Genre fiction, and especially romance, is generally thought of as predictable and structurally uncreative. Lit fic requires idiosyncratic genius. But for McEwan, at least in the four books I’ve read, the opposite is the case. Romance seems to inspire him to play with the genre; to stretch it out and move the bits around, to see just how far he can push his characters and his readers while still retaining their love. In lit fic, though, the pretense of no formulas seems to mean he can’t even see the formulas, and so he just goes trudging through them, without even bothering with variation or wit or invention. The box you know is there becomes an inspiration; the box you refuse to see is the one that holds you.

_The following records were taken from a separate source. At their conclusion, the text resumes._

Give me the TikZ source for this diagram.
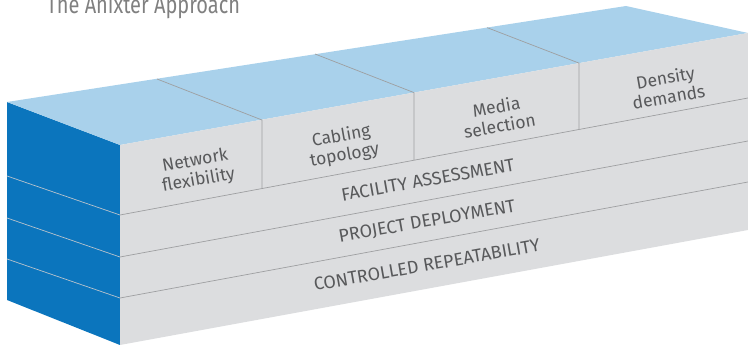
\documentclass[tikz,border=0pt]{standalone}
\usepackage{fontspec}
\setmainfont{Fira Sans}
\newfontfamily\titlefont{Fira Sans}[FakeStretch=0.8]
\definecolor{sideblue}{HTML}{0B75BD}
\definecolor{topblue}{HTML}{A9D1EB}
\definecolor{frontgray}{HTML}{DCDDDF}
\definecolor{edgegray}{HTML}{9E9FA1}
\definecolor{sideline}{HTML}{B9C3CC}
\definecolor{labelgray}{HTML}{58595B}
\definecolor{titlegray}{HTML}{808080}
\tikzset{
  face/.style={draw=none},
  edge/.style={draw=edgegray, line width=0.7pt},
  sidedge/.style={draw=sideline, line width=0.7pt},
  cell/.style={text=labelgray, align=center, rotate=10, inner sep=1pt,
    font=\fontsize{17.5}{19.5}\selectfont},
  layer/.style={text=labelgray, rotate=10, anchor=base,
    font=\fontsize{18}{20}\selectfont}
}
\begin{document}
\begin{tikzpicture}[x=1pt, y=-1pt]
  \useasboundingbox (0,0) rectangle (748,347);

  % corners of the block
  \coordinate (LT) at (7,102);
  \coordinate (LB) at (7,300);
  \coordinate (FT) at (120,145);
  \coordinate (FB) at (120,345);
  \coordinate (RT) at (748,33);
  \coordinate (RB) at (748,230);
  \coordinate (BK) at (626,6);

  % faces
  \fill[sideblue] (LT) -- (FT) -- (FB) -- (LB) -- cycle;
  \fill[topblue] (LT) -- (BK) -- (RT) -- (FT) -- cycle;
  \fill[frontgray] (FT) -- (RT) -- (RB) -- (FB) -- cycle;

  % layer lines
  \coordinate (L1) at (7,176);   \coordinate (F1) at (120,215); \coordinate (R1) at (748,98);
  \coordinate (L2) at (7,218);   \coordinate (F2) at (120,257); \coordinate (R2) at (748,141);
  \coordinate (L3) at (7,259);   \coordinate (F3) at (120,298); \coordinate (R3) at (748,182);
  \draw[sidedge] (L1) -- (F1);
  \draw[sidedge] (L2) -- (F2);
  \draw[sidedge] (L3) -- (F3);
  \draw[edge] (F1) -- (R1);
  \draw[edge] (F2) -- (R2);
  \draw[edge] (F3) -- (R3);

  % dividers of the top row
  \coordinate (B1) at (157,79);  \coordinate (T1) at (262,120); \coordinate (D1) at (262,188.5);
  \coordinate (B2) at (315,54);  \coordinate (T2) at (414,92.6); \coordinate (D2) at (414,160.2);
  \coordinate (B3) at (487,27.6); \coordinate (T3) at (579,63.1); \coordinate (D3) at (579,129.5);
  \draw[edge] (B1) -- (T1) -- (D1);
  \draw[edge] (B2) -- (T2) -- (D2);
  \draw[edge] (B3) -- (T3) -- (D3);

  % labels
  \node[cell] (NF) at (197,171) {Network\\flexibility};
  \node[cell] (CT) at (343,146) {Cabling\\topology};
  \node[cell] (MS) at (498,116) {Media\\selection};
  \node[cell] (DD) at (667,87) {Density\\demands};
  \node[layer] (FA) at (429,186) {FACILITY ASSESSMENT};
  \node[layer] (PD) at (428,227) {PROJECT DEPLOYMENT};
  \node[layer] (CR) at (428,271) {CONTROLLED REPEATABILITY};

  \node[anchor=base west, text=titlegray, font=\titlefont\fontsize{25}{28}\selectfont]
    (TI) at (43,14) {The Anixter Approach};
\end{tikzpicture}
\end{document}
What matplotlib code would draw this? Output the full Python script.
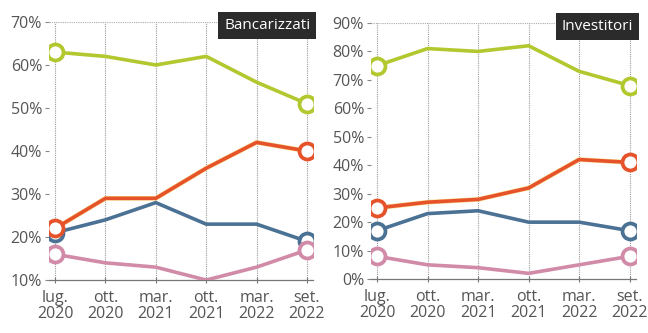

This isn’t to say that Solar is utterly without merit; there’s an incredibly funny bit involving sub zero urination and the consequences thereof. But the amusing set pieces never add up to anything interesting, because lit fic’s non formula-formula robs McEwan of invention as surely as his main character is (inevitably) bereft of inspiration and genius. Without genre, lit fic is at the mercy of its formulaic conventions.